Well, he could always imitate Gilbert's Bunthorne in Patience.
Here's what happens when he writes:
(During this Bunthorne is seen in all the agonies of composition. The Maidens are watching him intently as he writhes. At last he hits on the word he wants and writes it down. A general sense of relief.)
Bun. Finished! At last! Finished!
(He staggers, overcome with the mental strain, into the arms of Colonel.)
Colonel. Are you better now?
Bun. Yes – oh, it’s you! – I am better now. The poem is finished, and my soul has gone out into it. That was all. It was nothing worth mentioning, it occurs three times a day.

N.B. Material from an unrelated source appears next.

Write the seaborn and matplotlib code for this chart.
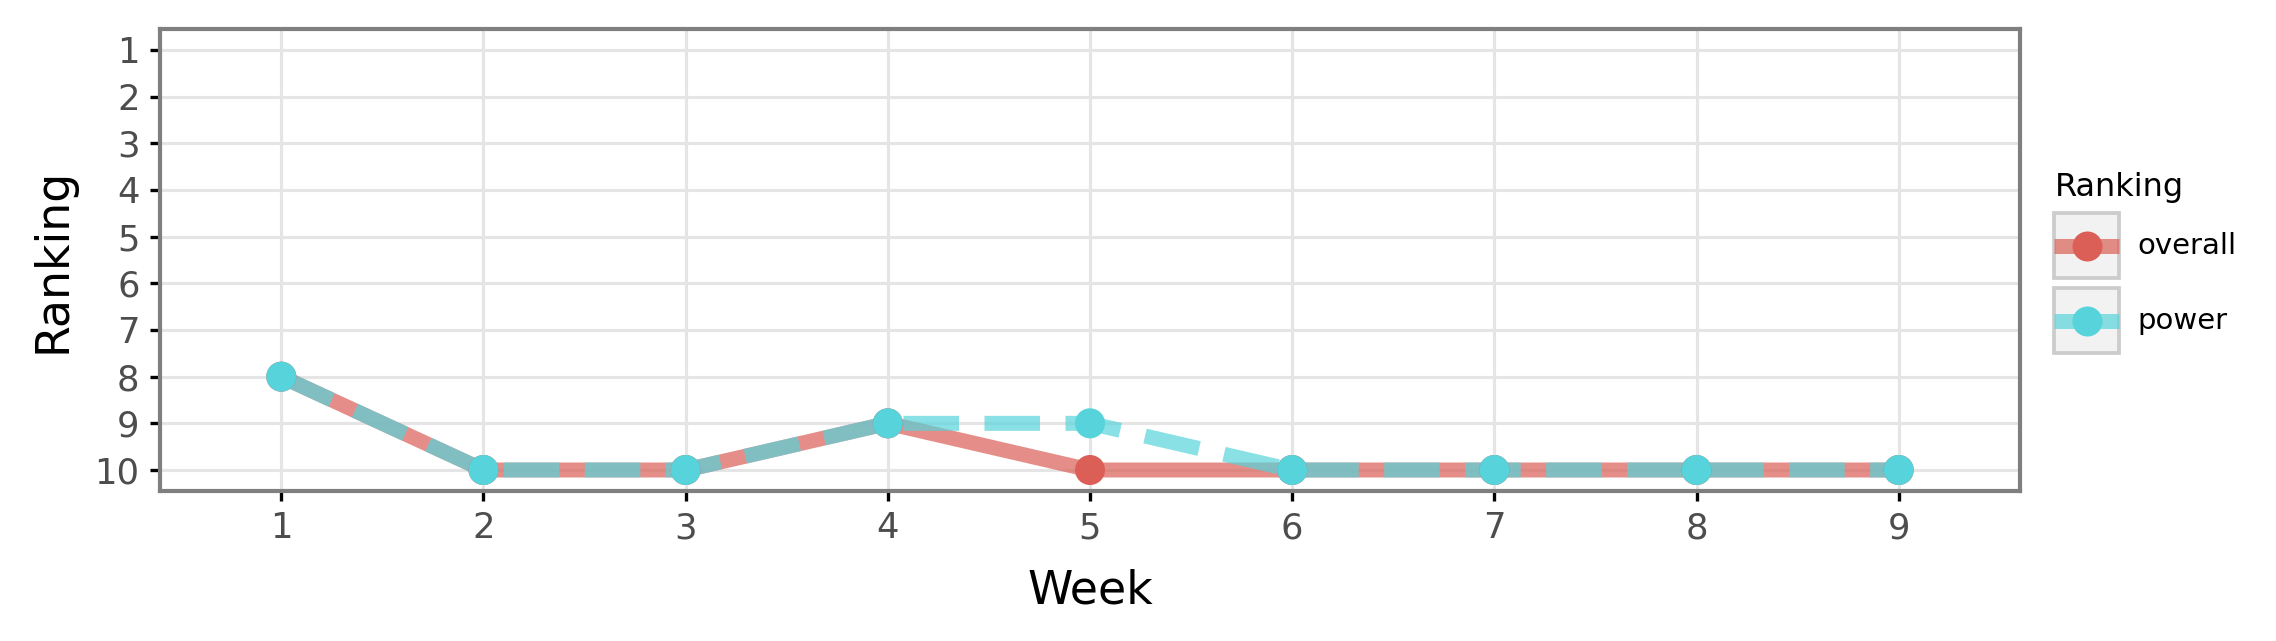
import pandas as pd
import seaborn as sns
import matplotlib.pyplot as plt
from matplotlib.lines import Line2D
from matplotlib.patches import Rectangle
from matplotlib.colors import to_rgba
from matplotlib.legend_handler import HandlerLine2D

weeks = [1, 2, 3, 4, 5, 6, 7, 8, 9]
overall = [8, 10, 10, 9, 10, 10, 10, 10, 10]
power = [8, 10, 10, 9, 9, 10, 10, 10, 10]
series = ['overall', 'power']
colors = {'overall': '#db5f57', 'power': '#57d3db'}

df = pd.concat([
    pd.DataFrame({'Week': weeks, 'Ranking': overall, 'Type': 'overall'}),
    pd.DataFrame({'Week': weeks, 'Ranking': power, 'Type': 'power'}),
], ignore_index=True)

plt.rcParams['font.family'] = ['DejaVu Sans']
plt.rcParams['lines.solid_capstyle'] = 'butt'
fig = plt.figure(figsize=(2276 / 300, 641 / 300), dpi=300)
ax = fig.add_axes([160 / 2276, 1 - 491 / 641, (2020 - 160) / 2276, (491 - 29) / 641])

sns.lineplot(data=df, x='Week', y='Ranking', hue='Type', style='Type', hue_order=series,
             palette=colors, dashes={'overall': '', 'power': (3.7, 1.7)},
             linewidth=3.6, alpha=0.7, legend=False, ax=ax)
sns.scatterplot(data=df, x='Week', y='Ranking', hue='Type', hue_order=series,
                palette=colors, s=52, linewidth=0, legend=False, zorder=3, ax=ax)

ax.set_xlim(0.4, 9.6)
ax.set_ylim(10.45, 0.55)
ax.set_xticks(weeks)
ax.set_yticks(range(1, 11))
ax.grid(True, color='#e5e5e5', linewidth=0.75)
ax.set_axisbelow(True)
for sp in ax.spines.values():
    sp.set_color('#7f7f7f')
    sp.set_linewidth(1.0)
ax.tick_params(length=2.4, width=0.8, color='black', labelcolor='#4d4d4d', labelsize=8.5, pad=2.5)
ax.set_xlabel('Week', fontsize=11, labelpad=5.5)
ax.set_ylabel('Ranking', fontsize=11, labelpad=4.5)


# legend keys with grey background boxes, ggplot style
class KeyHandler(HandlerLine2D):
    def create_artists(self, legend, orig_handle, xdescent, ydescent, width, height, fontsize, trans):
        box = Rectangle((-xdescent, -ydescent), width, height, facecolor='#f2f2f2',
                        edgecolor='#cccccc', linewidth=0.9, transform=trans)
        arts = super().create_artists(legend, orig_handle, xdescent, ydescent, width, height, fontsize, trans)
        mid = height / 2 - ydescent
        for a in arts:
            a.set_ydata([mid] * len(a.get_xdata()))
        return [box] + list(arts)


handles = []
for name in series:
    c = colors[name]
    handles.append(Line2D([], [], color=to_rgba(c, 0.7), linewidth=3.6, marker='o', markersize=7.2,
                          markerfacecolor=to_rgba(c, 1.0), markeredgewidth=0, linestyle='-',
                          solid_capstyle='butt'))

leg = fig.legend(handles, series, title='Ranking', loc='upper left',
                 bbox_to_anchor=(2034 / 2276, 1 - 152 / 641), frameon=False,
                 fontsize=7, title_fontsize=7.7, alignment='left',
                 handlelength=2.23, handleheight=3.05, handletextpad=0.6,
                 labelspacing=0.34, borderpad=0.2,
                 handler_map={Line2D: KeyHandler(numpoints=1)})

fig.savefig('out.png', dpi=300)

And the poem itself could be about how hollow life is in the absence of beauty and excitement:
“OH, HOLLOW! HOLLOW! HOLLOW!”
What time the poet hath hymned
The writhing maid, lithe-limbed,
Quivering on amaranthine asphodel,
How can he paint her woes,
Knowing, as well he knows,
That all can be set right with calomel?
When from the poet's plinth
The amorous colocynth
Yearns for the aloe, faint with rapturous thrills,
How can he hymn their throes
Knowing, as well he knows,
That they are only uncompounded pills?
Is it, and can it be,
Nature hath this decree,
Nothing poetic in the world shall dwell?
Or that in all her works
Something poetic lurks,
Even in colocynth and calomel?
I cannot tell.
Yes, Yeats' narrator could proclaim all of that while comfortably sitting around with people assuredly courteous.
Come to think of it, he did.
By the way, as part of the Druids' initiation process for priests, an individual was laid in a tub with water up to his nose and then a wood plank piled high with stones was placed on his chest. The tub was then covered. While waiting for his tormentors to return he had to compose a poem in a devilishly complex scheme and recite it eloquently after the stones were removed.
The poem could not be trite or lacking elevated sentiments of course. Hardship in the service of poetry should be a goad, thought the Druids, correctly.